* [TASK BRIEF]
Look through the material below for "this". Copy every line that contains it.

* [INPUT]
□ □ □ □ □ □ □
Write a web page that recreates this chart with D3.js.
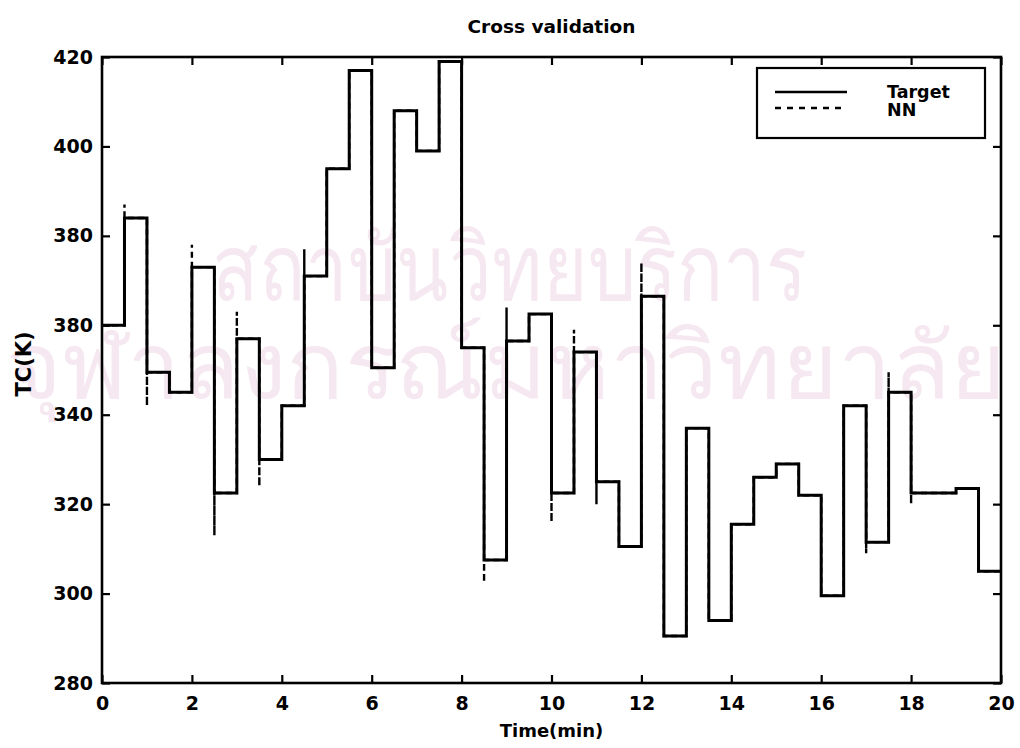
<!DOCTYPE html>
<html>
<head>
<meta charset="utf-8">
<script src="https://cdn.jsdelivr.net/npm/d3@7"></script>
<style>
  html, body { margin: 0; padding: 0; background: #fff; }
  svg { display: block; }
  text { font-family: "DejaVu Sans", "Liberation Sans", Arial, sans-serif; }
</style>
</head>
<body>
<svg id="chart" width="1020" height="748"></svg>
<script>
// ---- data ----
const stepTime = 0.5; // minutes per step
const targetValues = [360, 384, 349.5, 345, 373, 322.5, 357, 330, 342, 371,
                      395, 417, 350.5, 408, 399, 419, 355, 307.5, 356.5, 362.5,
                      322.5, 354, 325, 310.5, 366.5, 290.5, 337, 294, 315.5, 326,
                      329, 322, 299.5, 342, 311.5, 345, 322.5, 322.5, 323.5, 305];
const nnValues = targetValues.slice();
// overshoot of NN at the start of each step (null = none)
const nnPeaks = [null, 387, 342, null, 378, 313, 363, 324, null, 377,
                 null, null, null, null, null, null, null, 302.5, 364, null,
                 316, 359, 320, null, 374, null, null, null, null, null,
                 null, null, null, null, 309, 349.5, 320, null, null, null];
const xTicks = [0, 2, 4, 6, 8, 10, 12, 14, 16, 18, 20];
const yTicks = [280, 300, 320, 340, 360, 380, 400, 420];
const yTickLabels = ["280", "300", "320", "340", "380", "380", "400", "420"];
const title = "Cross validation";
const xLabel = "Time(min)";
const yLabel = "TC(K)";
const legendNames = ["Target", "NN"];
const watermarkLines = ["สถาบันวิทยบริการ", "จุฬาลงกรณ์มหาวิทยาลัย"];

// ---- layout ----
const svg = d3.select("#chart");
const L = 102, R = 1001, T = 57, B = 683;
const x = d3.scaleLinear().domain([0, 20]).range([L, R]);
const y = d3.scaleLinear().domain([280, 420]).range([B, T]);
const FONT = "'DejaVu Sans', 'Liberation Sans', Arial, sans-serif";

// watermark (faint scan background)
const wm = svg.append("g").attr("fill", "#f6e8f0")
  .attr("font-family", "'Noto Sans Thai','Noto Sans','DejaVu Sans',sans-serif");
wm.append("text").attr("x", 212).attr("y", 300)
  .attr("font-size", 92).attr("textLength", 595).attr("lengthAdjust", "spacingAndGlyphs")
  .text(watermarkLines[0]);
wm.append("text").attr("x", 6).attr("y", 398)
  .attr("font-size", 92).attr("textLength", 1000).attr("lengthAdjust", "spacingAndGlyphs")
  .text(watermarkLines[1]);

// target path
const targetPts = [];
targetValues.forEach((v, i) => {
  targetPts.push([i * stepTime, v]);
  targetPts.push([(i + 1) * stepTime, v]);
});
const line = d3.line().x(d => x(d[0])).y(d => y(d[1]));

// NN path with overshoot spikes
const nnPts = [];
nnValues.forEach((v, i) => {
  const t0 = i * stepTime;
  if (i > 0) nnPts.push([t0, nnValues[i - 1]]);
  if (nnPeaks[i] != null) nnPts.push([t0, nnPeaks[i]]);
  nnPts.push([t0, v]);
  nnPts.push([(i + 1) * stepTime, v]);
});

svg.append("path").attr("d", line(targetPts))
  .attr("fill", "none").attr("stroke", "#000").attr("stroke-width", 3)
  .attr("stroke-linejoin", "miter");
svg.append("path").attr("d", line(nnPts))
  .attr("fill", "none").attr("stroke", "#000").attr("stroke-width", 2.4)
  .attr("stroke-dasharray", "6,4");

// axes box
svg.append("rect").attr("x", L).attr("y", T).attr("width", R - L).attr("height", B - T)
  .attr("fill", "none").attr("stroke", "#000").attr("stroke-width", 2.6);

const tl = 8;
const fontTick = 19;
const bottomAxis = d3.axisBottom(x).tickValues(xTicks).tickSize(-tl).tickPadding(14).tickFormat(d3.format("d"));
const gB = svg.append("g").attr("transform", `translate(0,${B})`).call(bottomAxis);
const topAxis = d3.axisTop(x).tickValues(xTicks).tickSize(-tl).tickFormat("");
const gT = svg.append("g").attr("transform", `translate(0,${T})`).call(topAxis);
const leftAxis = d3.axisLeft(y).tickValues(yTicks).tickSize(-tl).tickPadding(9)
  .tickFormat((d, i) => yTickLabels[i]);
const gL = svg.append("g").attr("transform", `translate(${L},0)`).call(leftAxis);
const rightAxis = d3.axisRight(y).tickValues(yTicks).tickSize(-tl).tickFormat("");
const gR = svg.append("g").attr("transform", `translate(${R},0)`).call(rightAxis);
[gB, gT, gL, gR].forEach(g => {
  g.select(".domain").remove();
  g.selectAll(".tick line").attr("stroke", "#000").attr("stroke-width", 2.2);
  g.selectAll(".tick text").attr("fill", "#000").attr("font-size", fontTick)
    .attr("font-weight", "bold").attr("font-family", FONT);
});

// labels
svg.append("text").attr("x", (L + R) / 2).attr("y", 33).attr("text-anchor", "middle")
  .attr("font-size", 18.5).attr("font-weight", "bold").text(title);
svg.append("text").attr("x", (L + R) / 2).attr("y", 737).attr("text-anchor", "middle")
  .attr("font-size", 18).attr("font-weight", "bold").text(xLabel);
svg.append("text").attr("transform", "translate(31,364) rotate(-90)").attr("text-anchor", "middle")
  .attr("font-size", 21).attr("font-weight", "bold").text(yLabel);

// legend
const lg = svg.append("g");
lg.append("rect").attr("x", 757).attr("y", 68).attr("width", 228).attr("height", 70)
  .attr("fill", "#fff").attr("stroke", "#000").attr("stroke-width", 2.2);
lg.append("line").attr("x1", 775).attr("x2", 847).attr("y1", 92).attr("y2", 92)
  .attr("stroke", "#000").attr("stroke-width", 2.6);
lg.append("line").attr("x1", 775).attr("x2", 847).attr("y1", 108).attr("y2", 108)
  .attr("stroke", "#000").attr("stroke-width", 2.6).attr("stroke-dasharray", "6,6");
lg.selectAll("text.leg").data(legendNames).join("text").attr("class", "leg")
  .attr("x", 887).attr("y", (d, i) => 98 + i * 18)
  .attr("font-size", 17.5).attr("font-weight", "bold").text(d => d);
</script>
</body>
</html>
□ □ □ □ □ □ □
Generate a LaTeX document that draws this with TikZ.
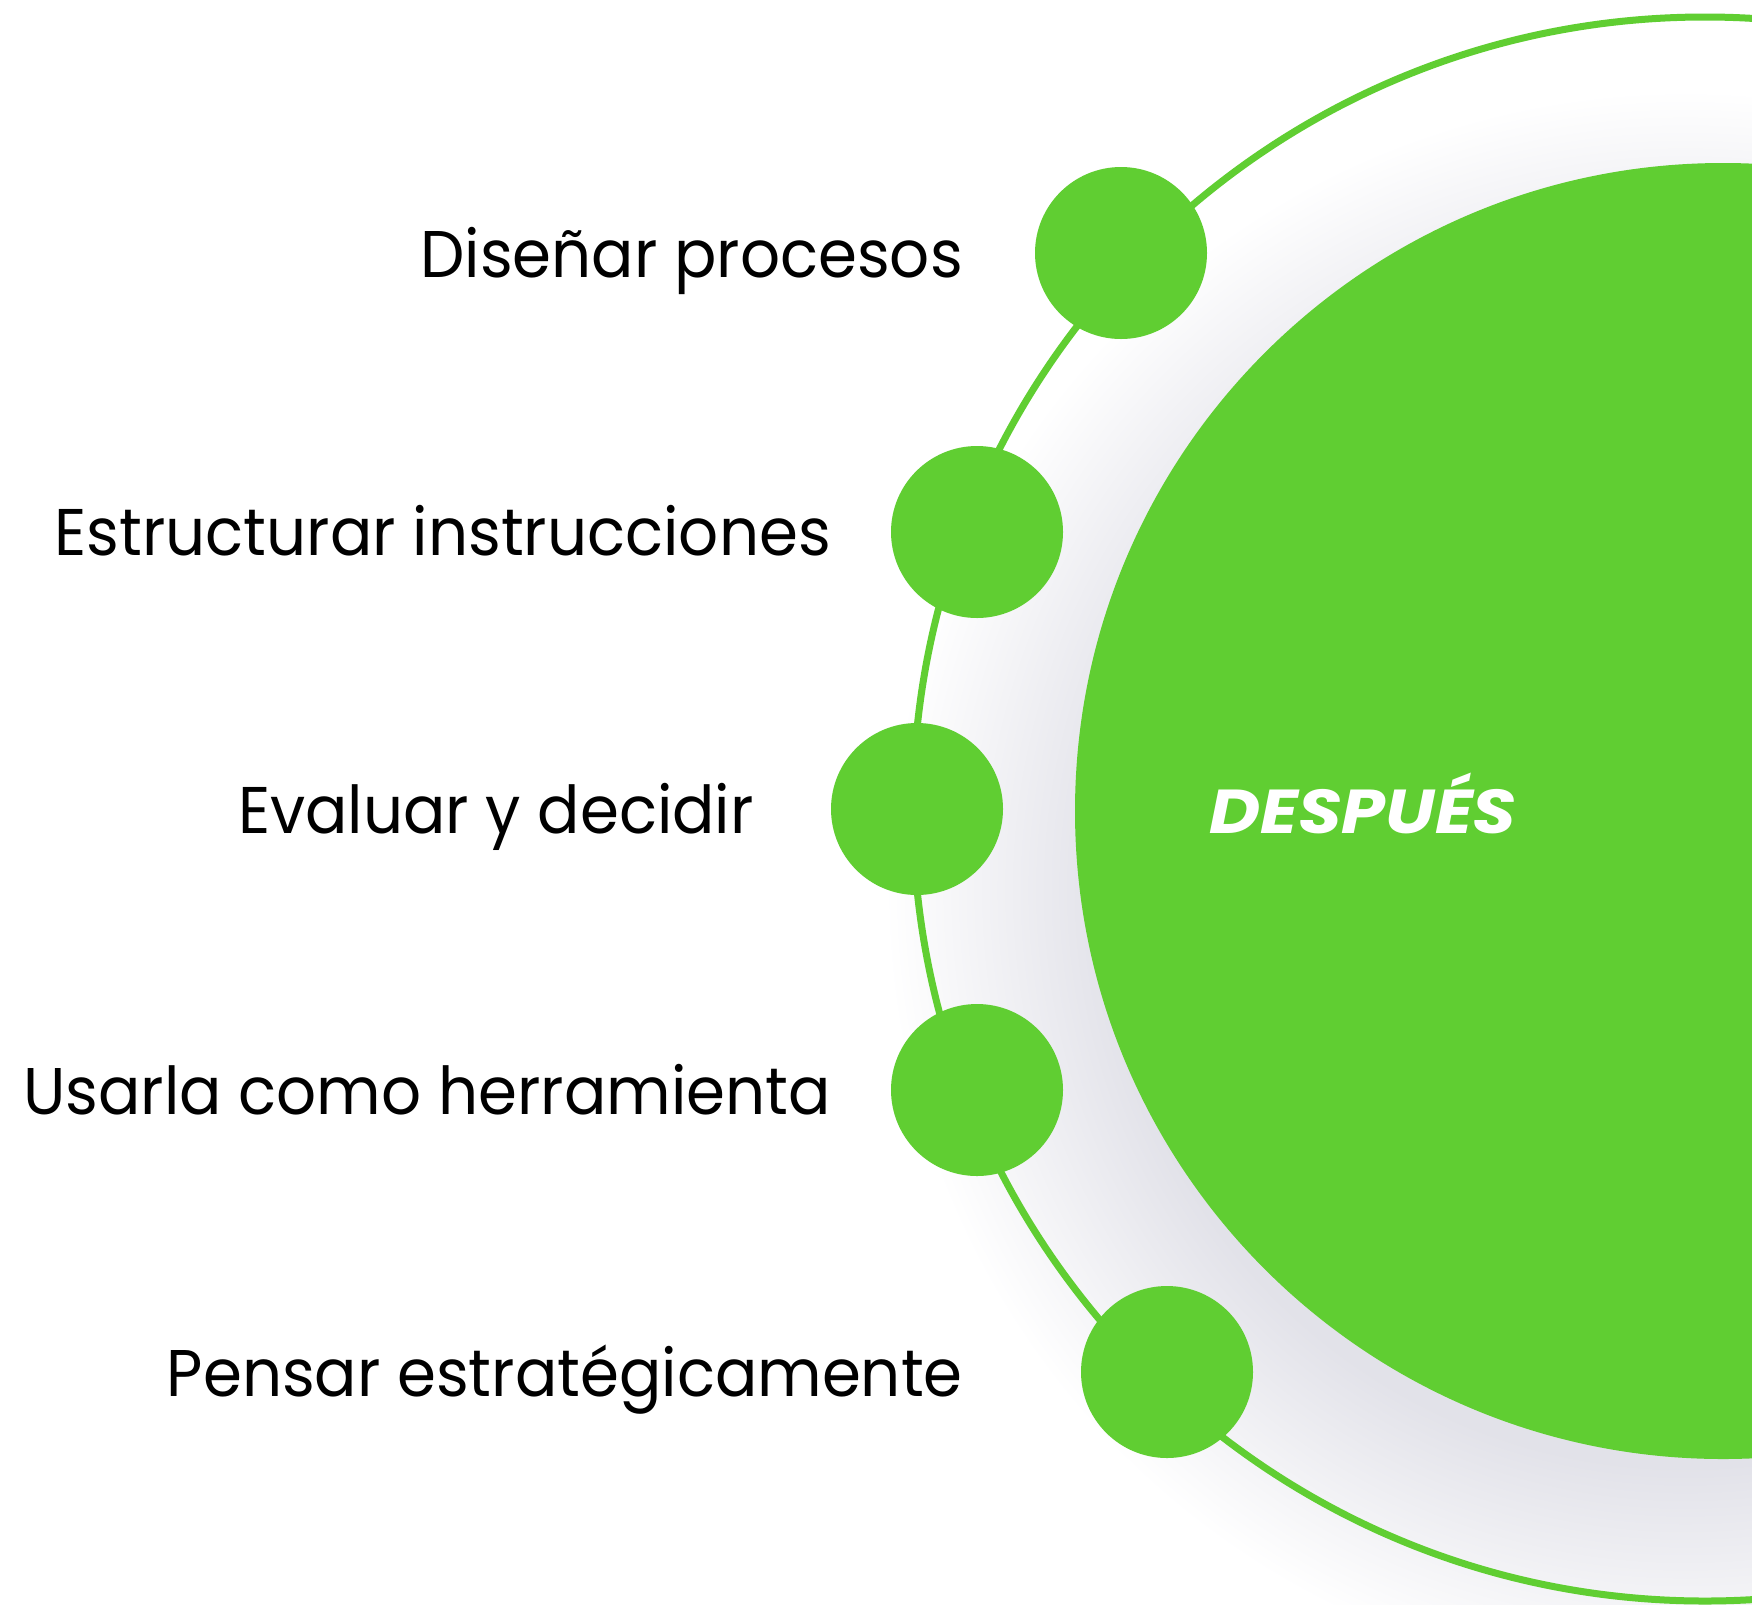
□ □ □ □ □ □ □
* [TASK OUTPUT]
Write a web page that recreates this chart with D3.js.
Generate a LaTeX document that draws this with TikZ.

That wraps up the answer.